*Material*:
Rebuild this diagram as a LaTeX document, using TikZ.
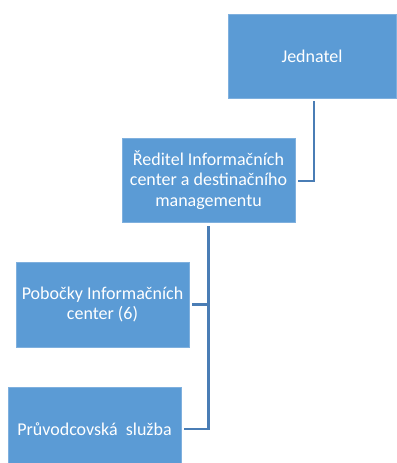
\documentclass[tikz,border=0pt]{standalone}
\usepackage{fontspec}
\setmainfont{Carlito}
\usetikzlibrary{calc}
\definecolor{boxfill}{HTML}{5B9BD5}
\definecolor{boxedge}{HTML}{7FB0DE}
\definecolor{linecol}{HTML}{4A7DB5}
\tikzset{
  orgbox/.style={rectangle, fill=boxfill, draw=boxedge, line width=0.5pt, text=white,
    minimum width=173*0.75pt, minimum height=84*0.75pt, inner sep=0pt, align=center,
    font=\fontsize{13.5}{15.6}\selectfont},
  conn/.style={draw=linecol, line width=2.2*0.75pt}
}
\begin{document}
\begin{tikzpicture}[x=0.75pt,y=-0.75pt]
\useasboundingbox (0,0) rectangle (396,463);
\node[orgbox, minimum width=168*0.75pt] (jed) at (312,56) {Jednatel};
\node[orgbox] (red) at (208.5,180) {Ředitel Informačních\\center a destinačního\\managementu};
\node[orgbox, minimum height=85*0.75pt] (pob) at (102.5,304.5) {Pobočky Informačních\\center (6)};
\node[orgbox] (pru) at (94.5,429) {Průvodcovská\ \ služba};
\draw[conn] ($(jed.south)+(2,3)$) |- ($(red.east)+(3,1)$);
\draw[conn] ($(red.south)+(0,4)$) |- ($(pob.east)+(3,0)$);
\draw[conn] ($(red.south)+(0,4)$) |- ($(pru.east)+(3,0)$);
\end{tikzpicture}
\end{document}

*Goal*: Take the listing above and restate it word for word, without its pictures.

*The result*:
Rebuild this diagram as a LaTeX document, using TikZ.
\documentclass[tikz,border=0pt]{standalone}
\usepackage{fontspec}
\setmainfont{Carlito}
\usetikzlibrary{calc}
\definecolor{boxfill}{HTML}{5B9BD5}
\definecolor{boxedge}{HTML}{7FB0DE}
\definecolor{linecol}{HTML}{4A7DB5}
\tikzset{
  orgbox/.style={rectangle, fill=boxfill, draw=boxedge, line width=0.5pt, text=white,
    minimum width=173*0.75pt, minimum height=84*0.75pt, inner sep=0pt, align=center,
    font=\fontsize{13.5}{15.6}\selectfont},
  conn/.style={draw=linecol, line width=2.2*0.75pt}
}
\begin{document}
\begin{tikzpicture}[x=0.75pt,y=-0.75pt]
\useasboundingbox (0,0) rectangle (396,463);
\node[orgbox, minimum width=168*0.75pt] (jed) at (312,56) {Jednatel};
\node[orgbox] (red) at (208.5,180) {Ředitel Informačních\\center a destinačního\\managementu};
\node[orgbox, minimum height=85*0.75pt] (pob) at (102.5,304.5) {Pobočky Informačních\\center (6)};
\node[orgbox] (pru) at (94.5,429) {Průvodcovská\ \ služba};
\draw[conn] ($(jed.south)+(2,3)$) |- ($(red.east)+(3,1)$);
\draw[conn] ($(red.south)+(0,4)$) |- ($(pob.east)+(3,0)$);
\draw[conn] ($(red.south)+(0,4)$) |- ($(pru.east)+(3,0)$);
\end{tikzpicture}
\end{document}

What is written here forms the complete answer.